WHAT YOU SHOULD DO: The line holding "var plotLeft = 168, plotRight" is the last one to output; start at the first line of the data, keep every line in between exactly, and leave out pictures.
****
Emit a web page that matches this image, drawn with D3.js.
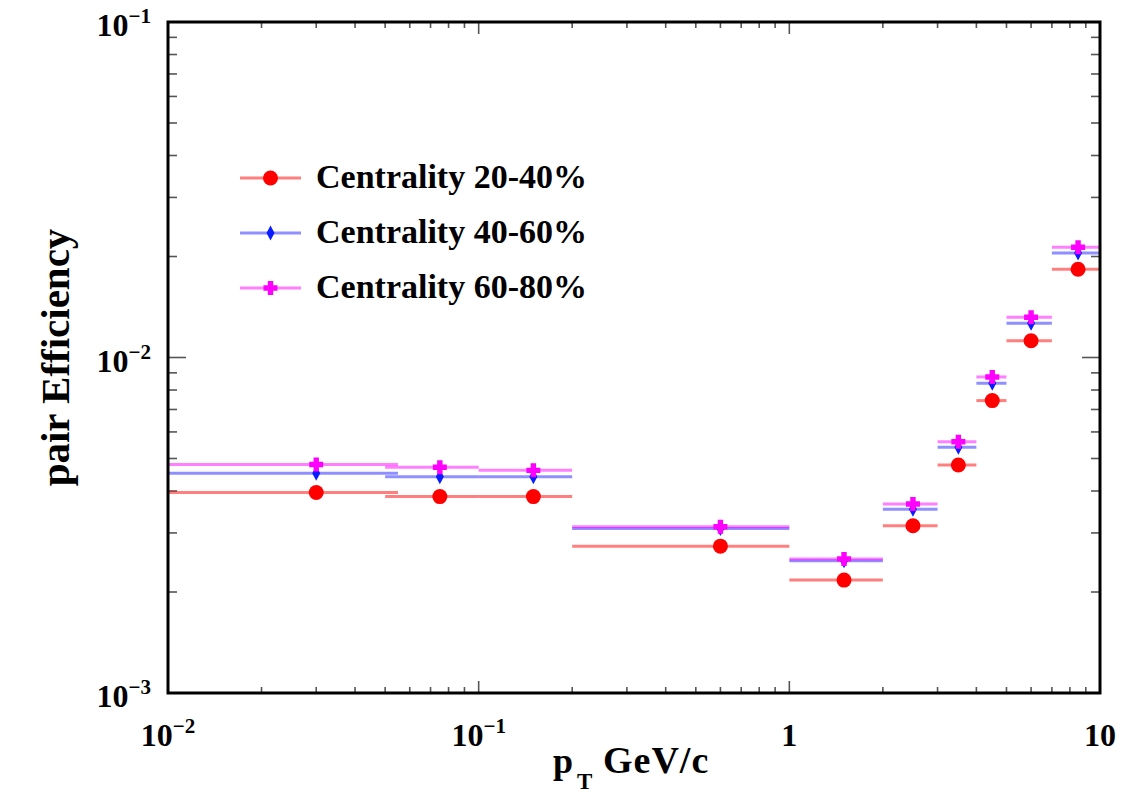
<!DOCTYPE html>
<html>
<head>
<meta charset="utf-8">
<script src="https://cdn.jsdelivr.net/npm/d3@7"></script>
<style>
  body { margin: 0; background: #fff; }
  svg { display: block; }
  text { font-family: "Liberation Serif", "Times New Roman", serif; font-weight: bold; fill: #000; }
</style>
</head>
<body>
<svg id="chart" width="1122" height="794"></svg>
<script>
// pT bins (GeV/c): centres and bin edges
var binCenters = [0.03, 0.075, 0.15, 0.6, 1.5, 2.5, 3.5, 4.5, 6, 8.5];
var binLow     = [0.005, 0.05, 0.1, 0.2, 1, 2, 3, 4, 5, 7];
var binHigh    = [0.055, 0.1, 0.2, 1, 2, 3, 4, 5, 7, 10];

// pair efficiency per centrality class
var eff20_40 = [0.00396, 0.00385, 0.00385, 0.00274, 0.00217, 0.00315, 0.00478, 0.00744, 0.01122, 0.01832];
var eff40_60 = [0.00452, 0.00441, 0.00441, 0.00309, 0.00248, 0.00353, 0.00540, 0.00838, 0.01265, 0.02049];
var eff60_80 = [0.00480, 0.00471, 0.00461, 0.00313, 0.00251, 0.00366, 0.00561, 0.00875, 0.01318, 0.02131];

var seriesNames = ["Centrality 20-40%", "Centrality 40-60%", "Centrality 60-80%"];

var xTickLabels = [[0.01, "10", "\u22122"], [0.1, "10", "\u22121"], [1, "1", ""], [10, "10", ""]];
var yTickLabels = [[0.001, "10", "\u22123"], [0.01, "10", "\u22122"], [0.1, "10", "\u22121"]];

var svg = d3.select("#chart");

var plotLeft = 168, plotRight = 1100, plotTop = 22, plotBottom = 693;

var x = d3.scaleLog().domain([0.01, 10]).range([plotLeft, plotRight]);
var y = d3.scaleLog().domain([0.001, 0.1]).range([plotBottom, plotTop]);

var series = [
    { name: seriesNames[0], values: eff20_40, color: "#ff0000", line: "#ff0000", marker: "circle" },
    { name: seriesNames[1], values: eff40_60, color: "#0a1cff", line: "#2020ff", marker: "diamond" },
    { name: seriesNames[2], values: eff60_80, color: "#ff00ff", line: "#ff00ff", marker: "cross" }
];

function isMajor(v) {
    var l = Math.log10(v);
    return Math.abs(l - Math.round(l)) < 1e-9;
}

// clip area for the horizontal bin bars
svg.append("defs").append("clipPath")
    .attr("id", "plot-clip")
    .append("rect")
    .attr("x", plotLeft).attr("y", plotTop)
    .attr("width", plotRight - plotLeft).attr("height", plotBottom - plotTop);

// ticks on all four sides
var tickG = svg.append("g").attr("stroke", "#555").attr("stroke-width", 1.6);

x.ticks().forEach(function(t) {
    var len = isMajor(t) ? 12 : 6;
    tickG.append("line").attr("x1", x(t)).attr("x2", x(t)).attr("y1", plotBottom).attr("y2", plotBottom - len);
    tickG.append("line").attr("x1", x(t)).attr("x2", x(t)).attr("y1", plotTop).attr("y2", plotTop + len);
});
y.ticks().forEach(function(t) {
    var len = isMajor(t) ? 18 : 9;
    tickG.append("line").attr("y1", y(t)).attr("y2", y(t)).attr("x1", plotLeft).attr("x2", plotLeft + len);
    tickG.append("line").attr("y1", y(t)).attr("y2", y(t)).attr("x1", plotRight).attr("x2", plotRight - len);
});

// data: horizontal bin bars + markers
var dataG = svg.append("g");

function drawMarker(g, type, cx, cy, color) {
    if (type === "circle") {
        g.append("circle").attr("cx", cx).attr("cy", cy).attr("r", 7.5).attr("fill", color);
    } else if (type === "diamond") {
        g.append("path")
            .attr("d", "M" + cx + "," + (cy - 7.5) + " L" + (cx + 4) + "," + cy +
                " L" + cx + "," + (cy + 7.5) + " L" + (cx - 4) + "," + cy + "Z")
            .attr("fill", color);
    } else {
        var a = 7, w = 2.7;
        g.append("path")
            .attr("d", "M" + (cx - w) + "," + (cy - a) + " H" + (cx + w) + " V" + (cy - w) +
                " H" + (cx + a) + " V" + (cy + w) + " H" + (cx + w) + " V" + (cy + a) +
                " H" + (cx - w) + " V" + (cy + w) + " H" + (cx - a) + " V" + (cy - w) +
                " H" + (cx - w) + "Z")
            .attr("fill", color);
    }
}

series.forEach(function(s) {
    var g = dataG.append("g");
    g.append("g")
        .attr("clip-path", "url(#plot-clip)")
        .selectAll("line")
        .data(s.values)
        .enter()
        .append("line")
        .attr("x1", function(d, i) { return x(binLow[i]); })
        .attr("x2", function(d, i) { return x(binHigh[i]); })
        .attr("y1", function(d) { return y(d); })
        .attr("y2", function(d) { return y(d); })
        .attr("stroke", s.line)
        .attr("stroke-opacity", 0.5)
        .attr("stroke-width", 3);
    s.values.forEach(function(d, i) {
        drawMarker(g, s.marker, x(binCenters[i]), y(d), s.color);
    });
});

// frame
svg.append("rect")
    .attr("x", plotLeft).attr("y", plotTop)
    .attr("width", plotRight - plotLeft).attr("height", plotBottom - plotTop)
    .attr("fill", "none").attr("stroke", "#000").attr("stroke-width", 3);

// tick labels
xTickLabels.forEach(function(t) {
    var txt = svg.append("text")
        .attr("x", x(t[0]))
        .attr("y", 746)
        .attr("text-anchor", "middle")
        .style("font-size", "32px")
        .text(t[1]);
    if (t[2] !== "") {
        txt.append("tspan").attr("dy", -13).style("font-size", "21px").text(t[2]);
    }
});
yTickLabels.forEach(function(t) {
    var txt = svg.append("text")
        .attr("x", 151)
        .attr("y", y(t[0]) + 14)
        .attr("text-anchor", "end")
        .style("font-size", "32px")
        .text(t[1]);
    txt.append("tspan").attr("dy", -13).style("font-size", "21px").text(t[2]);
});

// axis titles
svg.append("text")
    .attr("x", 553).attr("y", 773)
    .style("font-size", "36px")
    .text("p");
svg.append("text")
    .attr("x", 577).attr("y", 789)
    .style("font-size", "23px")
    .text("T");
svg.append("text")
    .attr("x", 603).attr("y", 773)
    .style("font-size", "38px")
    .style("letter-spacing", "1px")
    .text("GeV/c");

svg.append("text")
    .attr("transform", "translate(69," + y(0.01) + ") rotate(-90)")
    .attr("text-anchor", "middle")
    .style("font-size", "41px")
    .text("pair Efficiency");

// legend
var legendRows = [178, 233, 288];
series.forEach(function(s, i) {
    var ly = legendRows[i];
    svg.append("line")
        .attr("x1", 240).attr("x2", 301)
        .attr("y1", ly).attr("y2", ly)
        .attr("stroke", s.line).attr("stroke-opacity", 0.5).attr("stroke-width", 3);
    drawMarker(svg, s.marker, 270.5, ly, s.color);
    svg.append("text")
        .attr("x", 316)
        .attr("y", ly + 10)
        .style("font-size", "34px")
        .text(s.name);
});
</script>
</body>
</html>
****
RESULT:
Emit a web page that matches this image, drawn with D3.js.
<!DOCTYPE html>
<html>
<head>
<meta charset="utf-8">
<script src="https://cdn.jsdelivr.net/npm/d3@7"></script>
<style>
  body { margin: 0; background: #fff; }
  svg { display: block; }
  text { font-family: "Liberation Serif", "Times New Roman", serif; font-weight: bold; fill: #000; }
</style>
</head>
<body>
<svg id="chart" width="1122" height="794"></svg>
<script>
// pT bins (GeV/c): centres and bin edges
var binCenters = [0.03, 0.075, 0.15, 0.6, 1.5, 2.5, 3.5, 4.5, 6, 8.5];
var binLow     = [0.005, 0.05, 0.1, 0.2, 1, 2, 3, 4, 5, 7];
var binHigh    = [0.055, 0.1, 0.2, 1, 2, 3, 4, 5, 7, 10];

// pair efficiency per centrality class
var eff20_40 = [0.00396, 0.00385, 0.00385, 0.00274, 0.00217, 0.00315, 0.00478, 0.00744, 0.01122, 0.01832];
var eff40_60 = [0.00452, 0.00441, 0.00441, 0.00309, 0.00248, 0.00353, 0.00540, 0.00838, 0.01265, 0.02049];
var eff60_80 = [0.00480, 0.00471, 0.00461, 0.00313, 0.00251, 0.00366, 0.00561, 0.00875, 0.01318, 0.02131];

var seriesNames = ["Centrality 20-40%", "Centrality 40-60%", "Centrality 60-80%"];

var xTickLabels = [[0.01, "10", "\u22122"], [0.1, "10", "\u22121"], [1, "1", ""], [10, "10", ""]];
var yTickLabels = [[0.001, "10", "\u22123"], [0.01, "10", "\u22122"], [0.1, "10", "\u22121"]];

var svg = d3.select("#chart");

var plotLeft = 168, plotRight = 1100, plotTop = 22, plotBottom = 693;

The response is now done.